** begin Raw data **
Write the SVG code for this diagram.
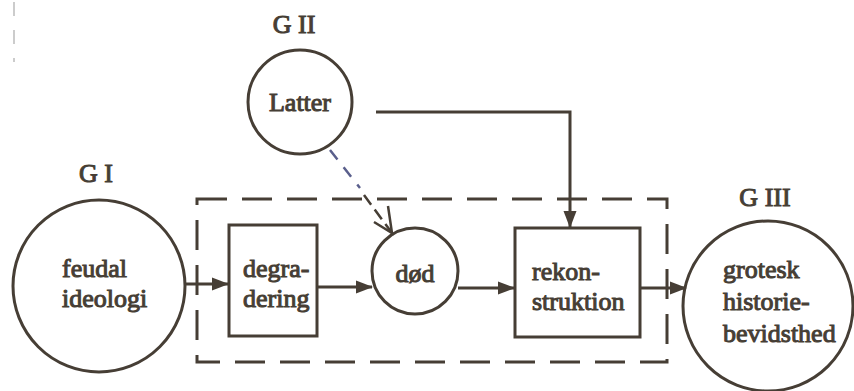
** end Raw data **
** begin Raw data **
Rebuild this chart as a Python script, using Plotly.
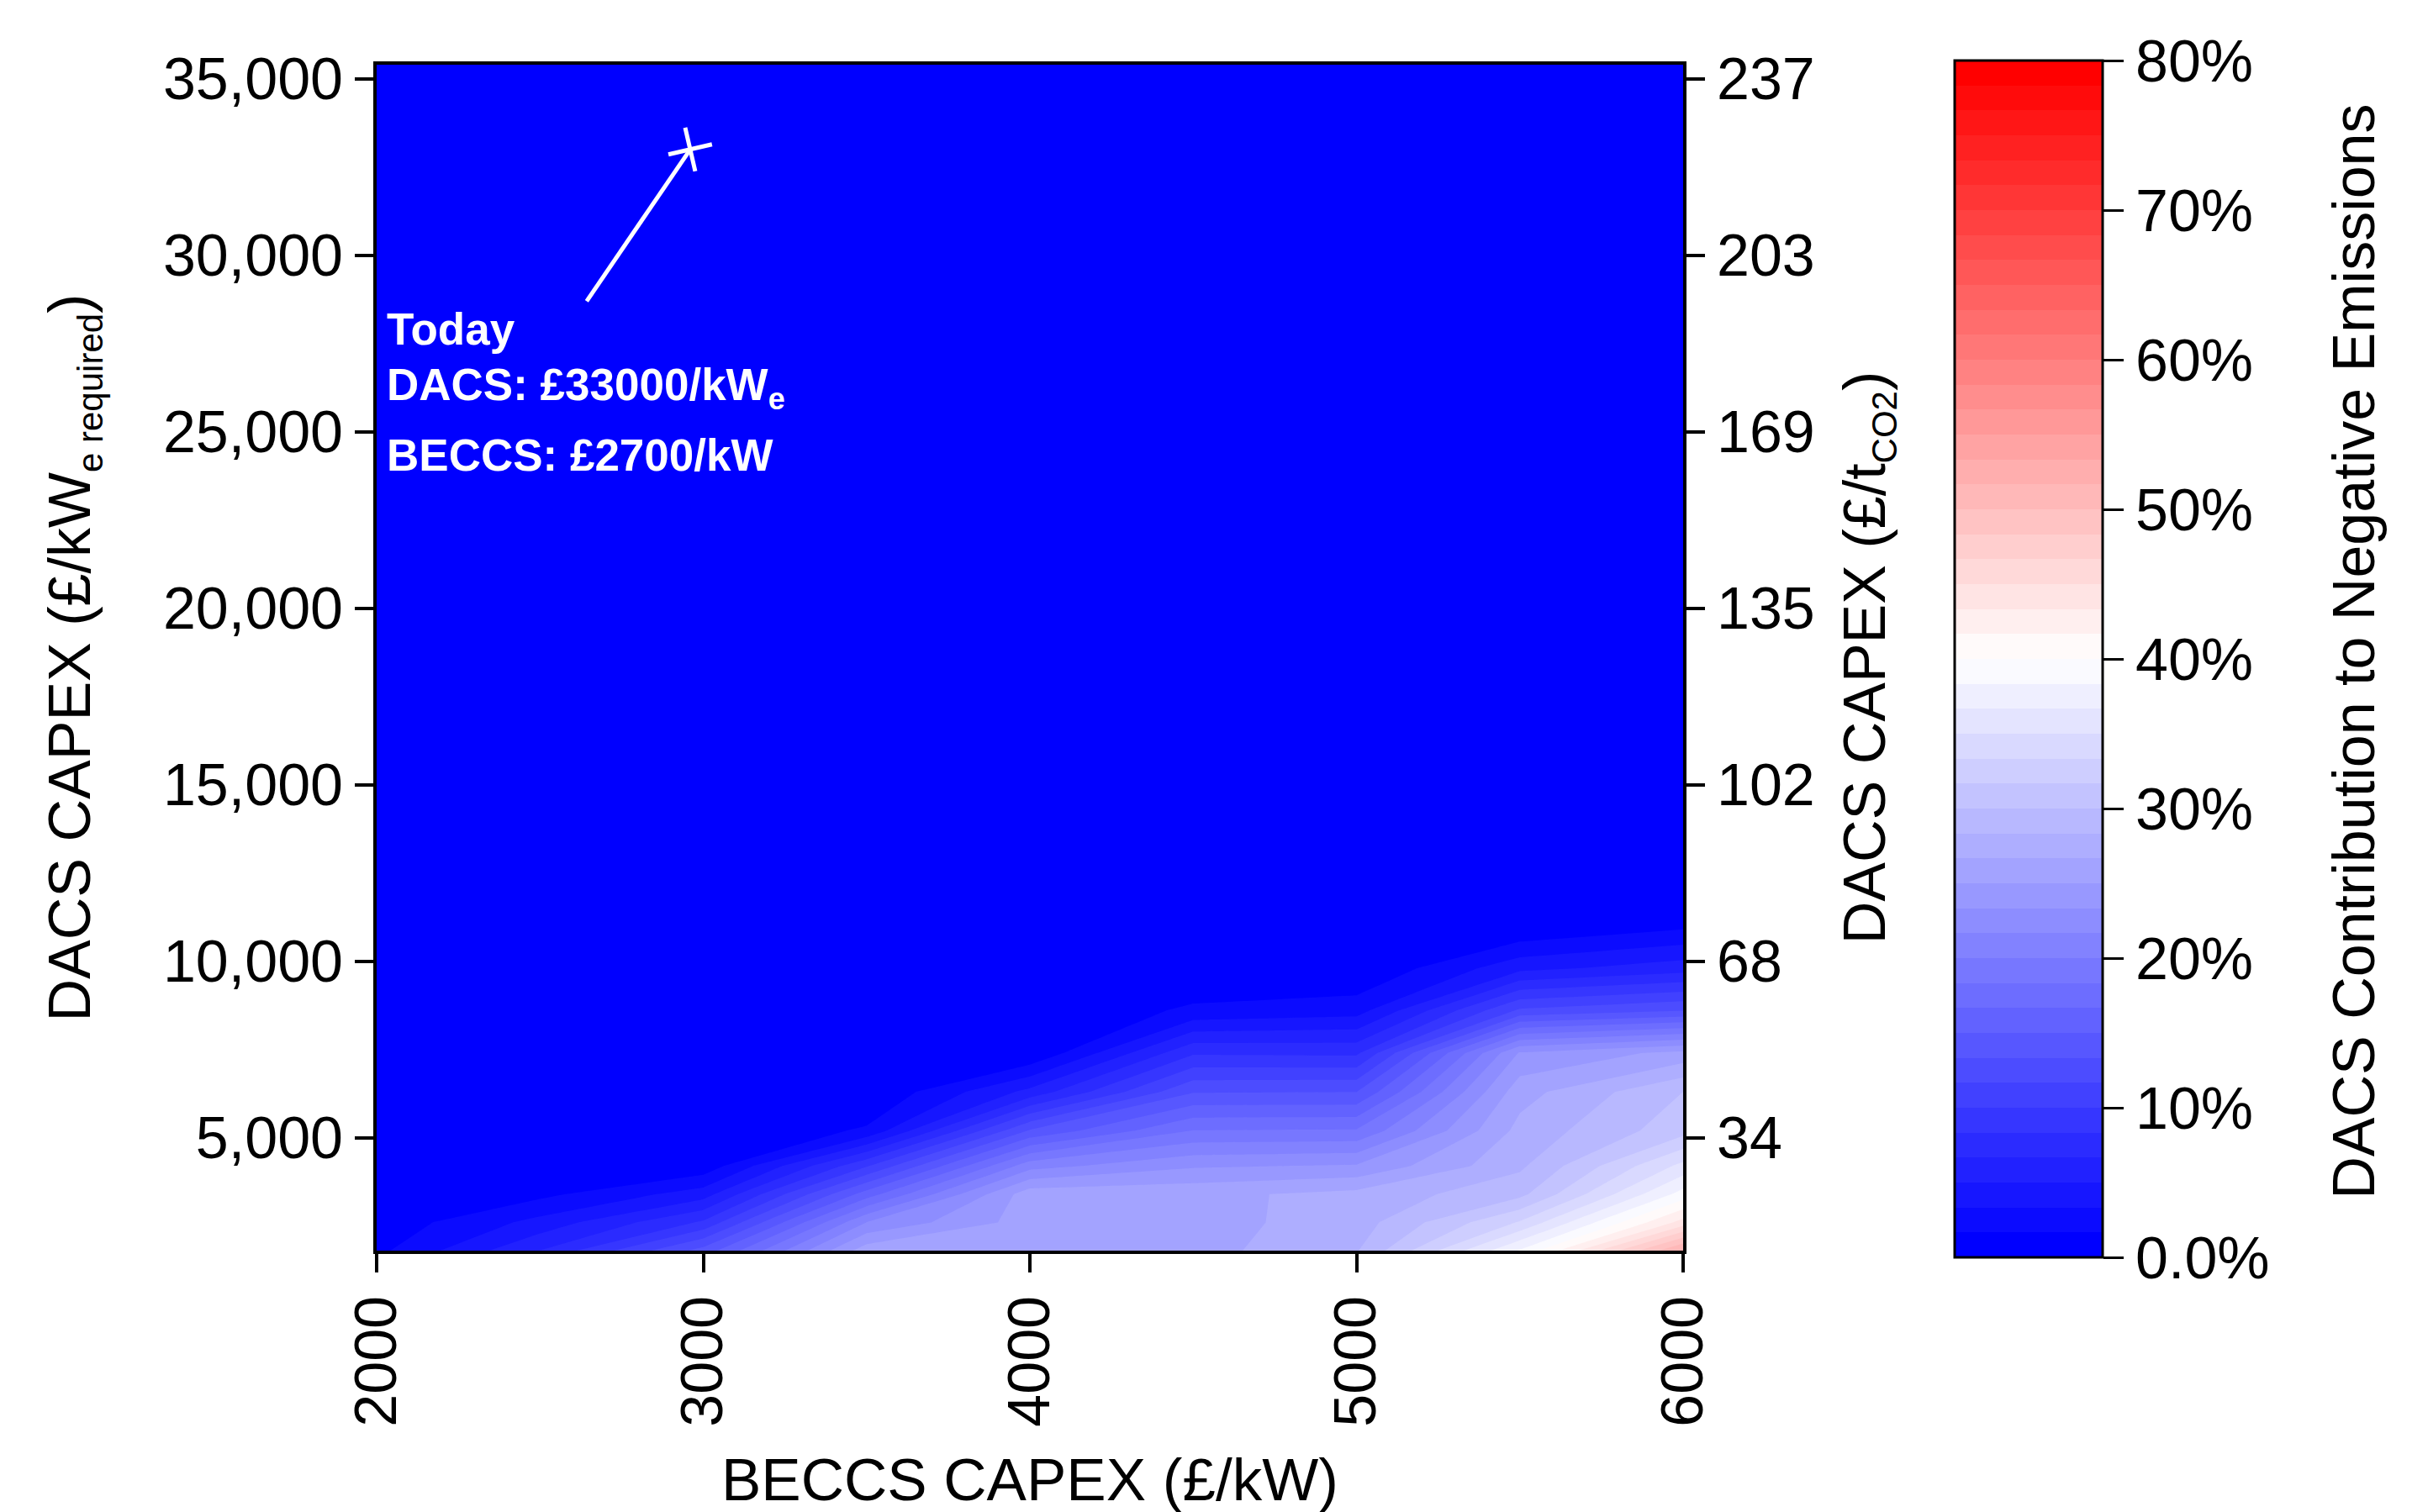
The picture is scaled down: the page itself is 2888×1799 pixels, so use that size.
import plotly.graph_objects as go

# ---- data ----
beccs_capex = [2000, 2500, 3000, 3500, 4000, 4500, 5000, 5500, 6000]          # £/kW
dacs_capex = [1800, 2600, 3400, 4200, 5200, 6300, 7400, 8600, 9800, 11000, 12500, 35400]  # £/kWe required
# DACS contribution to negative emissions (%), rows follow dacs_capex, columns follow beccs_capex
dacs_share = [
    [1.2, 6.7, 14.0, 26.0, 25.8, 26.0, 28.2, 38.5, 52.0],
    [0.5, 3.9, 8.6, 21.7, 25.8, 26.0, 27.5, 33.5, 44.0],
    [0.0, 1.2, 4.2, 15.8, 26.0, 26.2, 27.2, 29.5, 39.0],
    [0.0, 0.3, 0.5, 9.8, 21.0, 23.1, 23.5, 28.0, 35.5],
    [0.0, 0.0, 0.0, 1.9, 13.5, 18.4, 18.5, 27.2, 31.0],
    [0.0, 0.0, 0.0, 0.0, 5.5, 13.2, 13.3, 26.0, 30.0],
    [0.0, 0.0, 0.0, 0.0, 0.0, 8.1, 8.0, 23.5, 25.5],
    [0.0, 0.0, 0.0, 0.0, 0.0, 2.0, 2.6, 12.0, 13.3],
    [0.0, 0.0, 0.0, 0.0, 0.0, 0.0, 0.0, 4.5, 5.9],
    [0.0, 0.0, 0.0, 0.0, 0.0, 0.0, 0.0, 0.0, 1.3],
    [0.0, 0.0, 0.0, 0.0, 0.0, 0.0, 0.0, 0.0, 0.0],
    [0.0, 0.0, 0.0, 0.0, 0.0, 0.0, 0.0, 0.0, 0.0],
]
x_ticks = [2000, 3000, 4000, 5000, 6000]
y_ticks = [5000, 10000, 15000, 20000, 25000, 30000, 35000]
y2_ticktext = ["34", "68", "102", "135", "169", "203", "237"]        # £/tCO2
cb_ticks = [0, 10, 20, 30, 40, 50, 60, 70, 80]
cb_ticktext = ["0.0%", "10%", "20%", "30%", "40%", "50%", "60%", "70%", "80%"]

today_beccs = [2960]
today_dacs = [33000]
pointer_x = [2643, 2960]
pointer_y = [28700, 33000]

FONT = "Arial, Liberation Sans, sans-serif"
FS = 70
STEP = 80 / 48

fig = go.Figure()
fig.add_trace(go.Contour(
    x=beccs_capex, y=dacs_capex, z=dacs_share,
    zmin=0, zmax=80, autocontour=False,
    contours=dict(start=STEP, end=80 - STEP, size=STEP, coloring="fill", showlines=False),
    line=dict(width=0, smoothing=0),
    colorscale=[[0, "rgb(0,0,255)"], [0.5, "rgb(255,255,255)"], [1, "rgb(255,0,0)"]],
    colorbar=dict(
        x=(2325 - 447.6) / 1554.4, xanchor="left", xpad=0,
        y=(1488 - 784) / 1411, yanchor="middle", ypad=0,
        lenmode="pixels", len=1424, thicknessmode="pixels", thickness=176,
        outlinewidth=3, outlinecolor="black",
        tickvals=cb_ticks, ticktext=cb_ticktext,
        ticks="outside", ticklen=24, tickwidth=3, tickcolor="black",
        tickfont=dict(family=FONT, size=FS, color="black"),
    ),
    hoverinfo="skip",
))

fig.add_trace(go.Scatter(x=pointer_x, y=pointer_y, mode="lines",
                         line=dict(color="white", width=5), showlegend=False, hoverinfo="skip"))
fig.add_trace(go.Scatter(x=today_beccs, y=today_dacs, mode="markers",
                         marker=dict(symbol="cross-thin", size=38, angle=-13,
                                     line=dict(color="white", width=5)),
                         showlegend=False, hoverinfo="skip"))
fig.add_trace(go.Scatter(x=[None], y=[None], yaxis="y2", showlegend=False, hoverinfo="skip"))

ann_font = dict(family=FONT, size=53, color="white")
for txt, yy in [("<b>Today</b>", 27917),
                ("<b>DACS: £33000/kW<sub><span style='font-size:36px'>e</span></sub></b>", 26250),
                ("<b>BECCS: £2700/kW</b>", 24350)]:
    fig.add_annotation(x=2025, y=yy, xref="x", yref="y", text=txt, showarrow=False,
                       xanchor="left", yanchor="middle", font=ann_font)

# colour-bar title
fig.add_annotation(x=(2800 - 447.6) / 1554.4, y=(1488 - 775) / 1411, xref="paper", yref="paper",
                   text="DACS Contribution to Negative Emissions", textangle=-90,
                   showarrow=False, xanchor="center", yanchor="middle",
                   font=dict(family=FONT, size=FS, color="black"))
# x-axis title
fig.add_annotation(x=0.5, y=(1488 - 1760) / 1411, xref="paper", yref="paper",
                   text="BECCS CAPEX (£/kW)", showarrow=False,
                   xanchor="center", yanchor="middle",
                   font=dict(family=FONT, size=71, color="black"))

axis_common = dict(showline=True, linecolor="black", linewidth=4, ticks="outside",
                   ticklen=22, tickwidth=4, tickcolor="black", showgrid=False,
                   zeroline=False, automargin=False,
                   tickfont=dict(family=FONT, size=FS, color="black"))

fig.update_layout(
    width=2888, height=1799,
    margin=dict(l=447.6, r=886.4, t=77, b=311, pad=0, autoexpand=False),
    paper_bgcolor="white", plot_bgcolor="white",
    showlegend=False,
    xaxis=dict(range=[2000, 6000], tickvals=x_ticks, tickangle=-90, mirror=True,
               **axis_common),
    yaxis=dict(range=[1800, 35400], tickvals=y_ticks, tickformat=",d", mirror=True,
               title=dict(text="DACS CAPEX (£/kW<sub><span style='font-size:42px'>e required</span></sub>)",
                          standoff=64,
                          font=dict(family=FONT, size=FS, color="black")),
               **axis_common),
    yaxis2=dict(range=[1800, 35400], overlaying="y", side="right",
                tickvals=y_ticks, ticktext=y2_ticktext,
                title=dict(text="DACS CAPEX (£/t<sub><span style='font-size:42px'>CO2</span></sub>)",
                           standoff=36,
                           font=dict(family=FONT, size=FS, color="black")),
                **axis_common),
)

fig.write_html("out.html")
** end Raw data **
Prompt - In the listing above, find the line with "The picture is" and the line with "import plotly.graph_objects as go", then print exactly those lines and every line between them.

Answer to this task -
The picture is scaled down: the page itself is 2888×1799 pixels, so use that size.
import plotly.graph_objects as go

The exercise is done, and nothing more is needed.